Machine learning takes this a step further, comparing the pattern to known, past instances of fraud to identify the likelihood that the credit card was hacked or stolen. While running these comparisons, the algorithms might discover that fraudulent transactions are likely to (a) be processed in separate locations, and (b) take place in stores where the credit card holder has never shopped before. The algorithms would add those criteria to the fraud evaluation, learning from the data just uncovered.
“Machine learning applications and analytics provide huge opportunities for customers to monetize their existing businesses and accelerate digital business,” according to R “Ray” Wang, principal analyst and CEO at Constellation Research.
Wang goes onto say: “Success requires a large corpus of data, strong expertise in data science, massive compute power, industry and domain expertise, and breadth of application solutions.” Sounds like a tall order.
Fortunately, finance teams have established providers that they can turn to for help.
As a company that started in the database business 40 years ago, Oracle has so much anonymized data that we can offer data-as-a-service (DaaS) to our customers. When combined with your own company’s data, we can provide customized insights to help enhance business performance.
Here’s how it works.
Drawing on Oracle DaaS, Oracle is embedding adaptive intelligence into its portfolio of cloud applications (customer experience, HR, finance, and supply chain). These Adaptive Intelligent apps will learn from our data and yours—providing recommendations for the most relevant offers to your customers, the best candidates to fill job openings, the best freight value for shipping, or the best payments terms to your suppliers.
The algorithms continuously learn as you use them, to provide up-to-date recommendations and that offer users the best outcomes.
For finance professionals in particular, Oracle Adaptive Intelligent Applications will amplify Oracle ERP Cloud to help them negotiate the best supplier terms and optimize cash flow—especially during high-volume periods such as end-of-quarter. These recommendations are presented in-context while your employees use Oracle ERP Cloud.
The benefit of this approach to machine learning is that you don’t need to develop the algorithms yourself. They are already available within Oracle Cloud Applications. All you need to do is turn them on.
This approach is the future of AI, according to Dave Schubmehl, research director of cognitive systems and content analytics for IDC.

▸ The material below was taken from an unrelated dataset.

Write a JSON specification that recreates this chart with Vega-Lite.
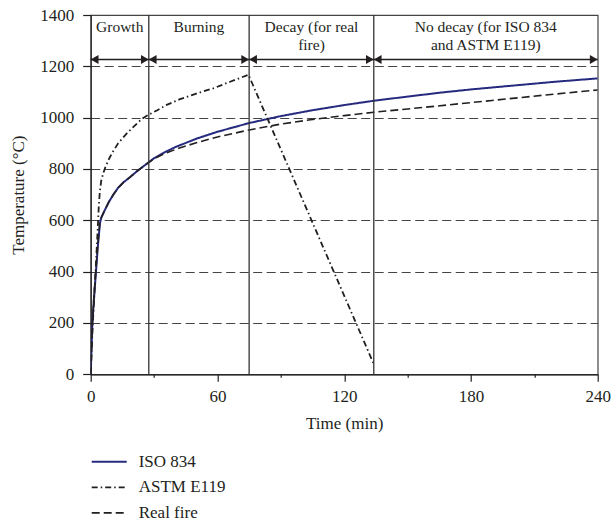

“Within the foreseeable future, every enterprise application will be a smart application that intuitively learns from interactions with an enterprise’s data,” said Schubmehl. “Oracle’s new Adaptive Intelligent solutions take this value proposition a step further. They are set apart from others by allowing the intelligent applications to learn from billions of anonymized consumer and business profiles available from Oracle.”